*Figure scripts:*
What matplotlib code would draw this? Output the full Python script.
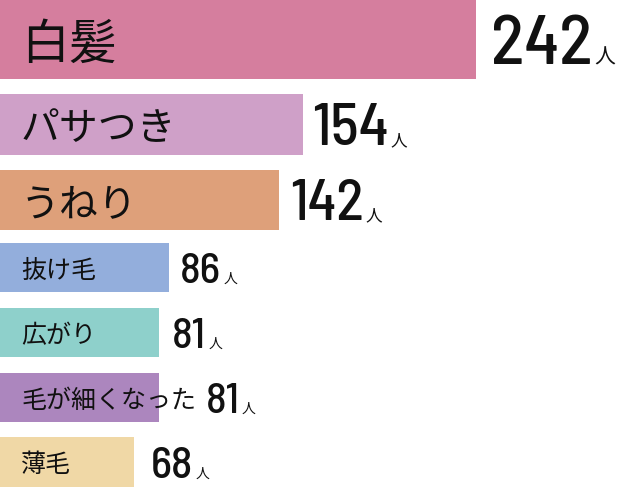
import matplotlib
matplotlib.use("Agg")
import matplotlib.pyplot as plt
from matplotlib import font_manager

# data
labels = ["白髪", "パサつき", "うねり", "抜け毛", "広がり", "毛が細くなった", "薄毛"]
counts = [242, 154, 142, 86, 81, 81, 68]
unit = "人"
colors = ["#D57E9E", "#CFA0C8", "#DEA07A", "#93AEDC", "#8ED0CB", "#AC86BE", "#F0D8A6"]

# layout (pixels, figure is 620x487)
W, H, DPI = 620, 487, 100
PX_PER_UNIT = 1.967
centers = [39.5, 124.5, 200, 267.5, 332.5, 397.5, 462]
heights = [79, 61, 60, 49, 49, 49, 50]
label_sizes = [34.5, 28, 28, 18, 18, 18, 18]
num_sizes = [50, 43, 41, 31, 31, 31, 32]
unit_sizes = [15, 12, 12, 10, 10, 10, 10]
gaps = [15, 9, 11, 11, 13, 10, 17]

cjk = ["Noto Sans CJK JP", "DejaVu Sans"]
names = {f.name for f in font_manager.fontManager.ttflist}
if "Barlow Semi Condensed" in names:
    num_font = dict(family="Barlow Semi Condensed", weight=500)
elif "Barlow Condensed" in names:
    num_font = dict(family="Barlow Condensed", weight=500)
else:
    num_font = dict(family="DejaVu Sans", stretch="condensed")

fig = plt.figure(figsize=(W / DPI, H / DPI), dpi=DPI)
ax = fig.add_axes([0, 0, 1, 1])
ax.set_xlim(0, W / PX_PER_UNIT)
ax.set_ylim(H, 0)
ax.axis("off")

ax.barh(centers, counts, height=heights, color=colors, left=0)

renderer = fig.canvas.get_renderer()
to_data = ax.transData.inverted()

for i, lab in enumerate(labels):
    lab_px = label_sizes[i] * DPI / 72
    t = ax.text(21 / PX_PER_UNIT, centers[i] + 0.38 * lab_px + 1, lab,
                fontsize=label_sizes[i], family=cjk, va="baseline", ha="left",
                color="#111111")
    # end of the label in pixel units
    bb = t.get_window_extent(renderer)
    lab_end = to_data.transform((bb.x1, bb.y0))[0] * PX_PER_UNIT
    bar_end = counts[i] * PX_PER_UNIT
    x0 = max(lab_end, bar_end) + gaps[i]
    fs_px = num_sizes[i] * DPI / 72
    base = centers[i] + 0.35 * fs_px
    n = ax.text(x0 / PX_PER_UNIT, base, str(counts[i]), fontsize=num_sizes[i],
                va="baseline", ha="left", color="#111111", **num_font)
    nb = n.get_window_extent(renderer)
    nx = to_data.transform((nb.x1, nb.y0))[0]
    ax.text(nx + 2 / PX_PER_UNIT, base, unit, fontsize=unit_sizes[i],
            family=cjk, va="baseline", ha="left", color="#111111")

fig.savefig("out.png", dpi=DPI, facecolor="white")
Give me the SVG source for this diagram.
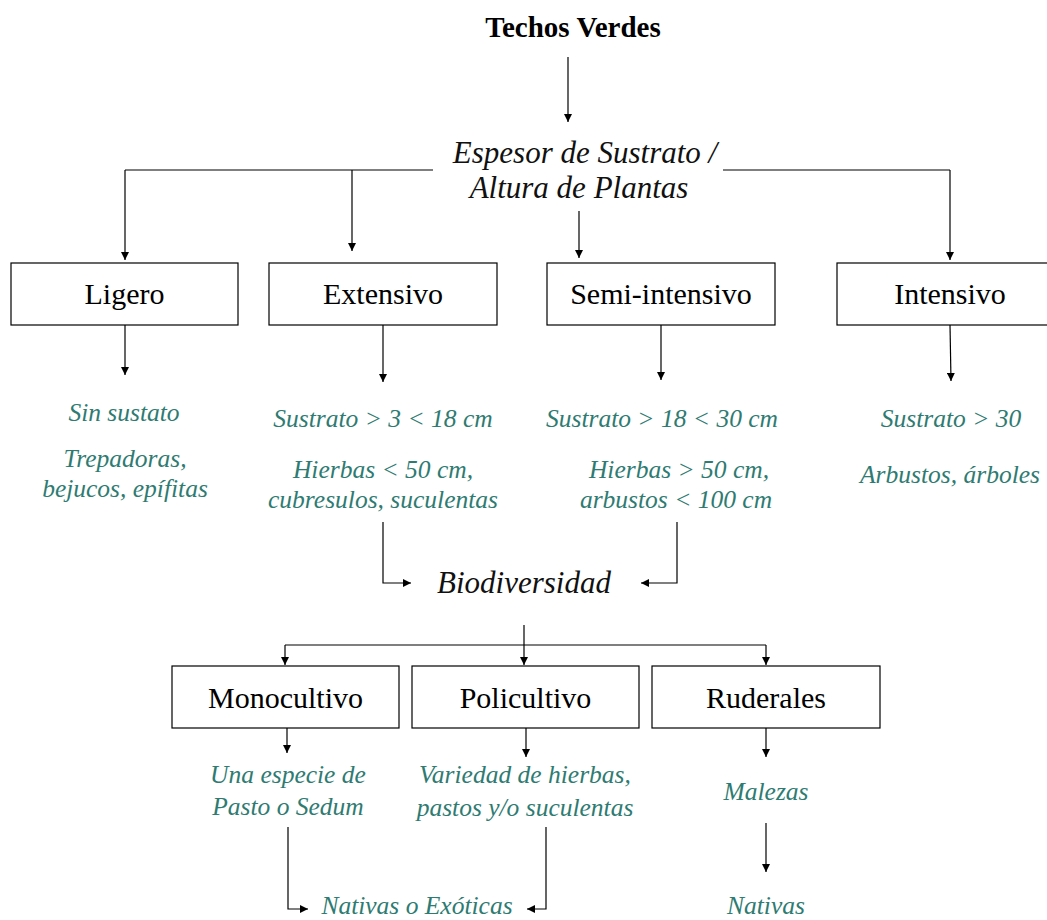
<svg xmlns="http://www.w3.org/2000/svg" width="1047" height="920" viewBox="0 0 1047 920">
<defs>
<marker id="ah" viewBox="0 0 10 10" refX="10" refY="5" markerWidth="8" markerHeight="8" markerUnits="userSpaceOnUse" orient="auto">
<path d="M0,0 L10,5 L0,10 z" fill="#000"/>
</marker>
<style>
.box{fill:#fff;stroke:#000;stroke-width:1.2}
.lbl{font-family:"Liberation Serif","Times New Roman",serif;font-size:30px;fill:#000;text-anchor:middle}
.hd{font-family:"Liberation Serif","Times New Roman",serif;font-size:31px;font-style:italic;fill:#111;text-anchor:middle}
.tl{font-family:"Liberation Serif","Times New Roman",serif;font-size:25.5px;font-style:italic;fill:#2e7b72;text-anchor:middle}
.c{fill:none;stroke:#000;stroke-width:1.2}
.ca{fill:none;stroke:#000;stroke-width:1.2;marker-end:url(#ah)}
</style>
</defs>
<rect width="1047" height="920" fill="#fff"/>
<g id="connectors">
<path class="ca" d="M568,57 V122"/>
<path class="c" d="M433,170 H125"/>
<path class="ca" d="M125,170 V260"/>
<path class="ca" d="M352,170 V251"/>
<path class="ca" d="M579,211 V258"/>
<path class="c" d="M723,170 H950"/>
<path class="ca" d="M950,170 V260"/>
<path class="ca" d="M125,325 V375"/>
<path class="ca" d="M383,325 V382"/>
<path class="ca" d="M661,325 V380"/>
<path class="ca" d="M950,325 L951,381"/>
<path class="ca" d="M383,522 V583 H411"/>
<path class="ca" d="M677,522 V583 H641"/>
<path class="c" d="M524,625 V645"/>
<path class="c" d="M285,645 H766"/>
<path class="ca" d="M524,645 V665"/>
<path class="ca" d="M285,645 V665"/>
<path class="ca" d="M766,645 V665"/>
<path class="ca" d="M287,728 V753"/>
<path class="ca" d="M526,728 V757"/>
<path class="ca" d="M766,728 V757"/>
<path class="ca" d="M766,823 V872"/>
<path class="ca" d="M288,827 V909 H308"/>
<path class="ca" d="M546,827 V909 H527"/>
</g>
<g id="techos-verdes">
<text x="573" y="37" font-family="'Liberation Serif','Times New Roman',serif" font-size="29" font-weight="bold" text-anchor="middle">Techos Verdes</text>
</g>
<g id="espesor">
<text class="hd" x="585" y="163">Espesor de Sustrato /</text>
<text class="hd" x="579" y="198">Altura de Plantas</text>
</g>
<g id="ligero">
<rect class="box" x="11" y="263" width="227" height="62"/>
<text class="lbl" x="124.5" y="304">Ligero</text>
</g>
<g id="extensivo">
<rect class="box" x="269" y="263" width="228" height="62"/>
<text class="lbl" x="383" y="304">Extensivo</text>
</g>
<g id="semi-intensivo">
<rect class="box" x="547" y="263" width="228" height="62"/>
<text class="lbl" x="661" y="304">Semi-intensivo</text>
</g>
<g id="intensivo">
<rect class="box" x="837" y="263" width="228" height="62"/>
<text class="lbl" x="950" y="304">Intensivo</text>
</g>
<g id="ligero-desc">
<text class="tl" x="124" y="421">Sin sustato</text>
<text class="tl" x="125" y="467">Trepadoras,</text>
<text class="tl" x="125" y="497">bejucos, epífitas</text>
</g>
<g id="extensivo-desc">
<text class="tl" x="383" y="427">Sustrato &gt; 3 &lt; 18 cm</text>
<text class="tl" x="383" y="478">Hierbas &lt; 50 cm,</text>
<text class="tl" x="383" y="508">cubresulos, suculentas</text>
</g>
<g id="semi-desc">
<text class="tl" x="662" y="427">Sustrato &gt; 18 &lt; 30 cm</text>
<text class="tl" x="679" y="478">Hierbas &gt; 50 cm,</text>
<text class="tl" x="676" y="508">arbustos &lt; 100 cm</text>
</g>
<g id="intensivo-desc">
<text class="tl" x="951" y="427">Sustrato &gt; 30</text>
<text class="tl" x="950" y="483">Arbustos, árboles</text>
</g>
<g id="biodiversidad">
<text class="hd" x="524" y="593">Biodiversidad</text>
</g>
<g id="monocultivo">
<rect class="box" x="172" y="666" width="227" height="62"/>
<text class="lbl" x="285.5" y="708">Monocultivo</text>
</g>
<g id="policultivo">
<rect class="box" x="412" y="666" width="227" height="62"/>
<text class="lbl" x="525.5" y="708">Policultivo</text>
</g>
<g id="ruderales">
<rect class="box" x="652" y="666" width="228" height="62"/>
<text class="lbl" x="766" y="708">Ruderales</text>
</g>
<g id="monocultivo-desc">
<text class="tl" x="288" y="783">Una especie de</text>
<text class="tl" x="288" y="815">Pasto o Sedum</text>
</g>
<g id="policultivo-desc">
<text class="tl" x="525" y="783">Variedad de hierbas,</text>
<text class="tl" x="525" y="816">pastos y/o suculentas</text>
</g>
<g id="ruderales-desc">
<text class="tl" x="766" y="800">Malezas</text>
</g>
<g id="nativas-exoticas">
<text class="tl" x="417" y="914">Nativas o Exóticas</text>
</g>
<g id="nativas">
<text class="tl" x="766" y="914">Nativas</text>
</g>
</svg>
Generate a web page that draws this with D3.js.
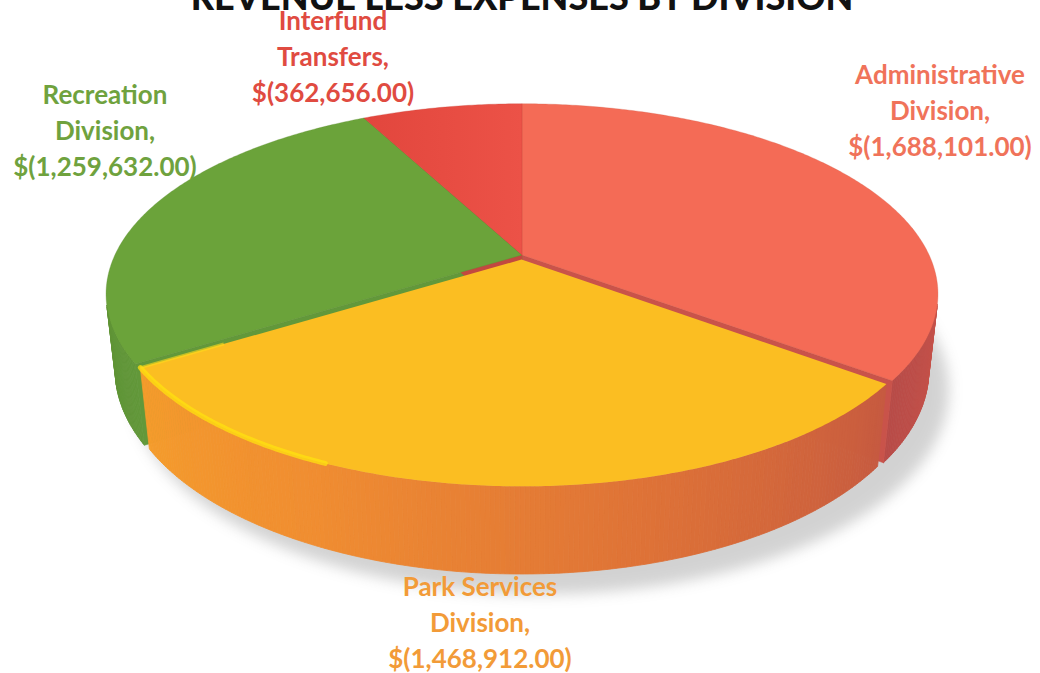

*Exercise goal:*
Leave out any pictures and return exactly the lines from the beginning of the data through the line with "gaps = [15, 9, 11, 11, 13, 10, 17]", inclusive.

*Exercise solution:*
What matplotlib code would draw this? Output the full Python script.
import matplotlib
matplotlib.use("Agg")
import matplotlib.pyplot as plt
from matplotlib import font_manager

# data
labels = ["白髪", "パサつき", "うねり", "抜け毛", "広がり", "毛が細くなった", "薄毛"]
counts = [242, 154, 142, 86, 81, 81, 68]
unit = "人"
colors = ["#D57E9E", "#CFA0C8", "#DEA07A", "#93AEDC", "#8ED0CB", "#AC86BE", "#F0D8A6"]

# layout (pixels, figure is 620x487)
W, H, DPI = 620, 487, 100
PX_PER_UNIT = 1.967
centers = [39.5, 124.5, 200, 267.5, 332.5, 397.5, 462]
heights = [79, 61, 60, 49, 49, 49, 50]
label_sizes = [34.5, 28, 28, 18, 18, 18, 18]
num_sizes = [50, 43, 41, 31, 31, 31, 32]
unit_sizes = [15, 12, 12, 10, 10, 10, 10]
gaps = [15, 9, 11, 11, 13, 10, 17]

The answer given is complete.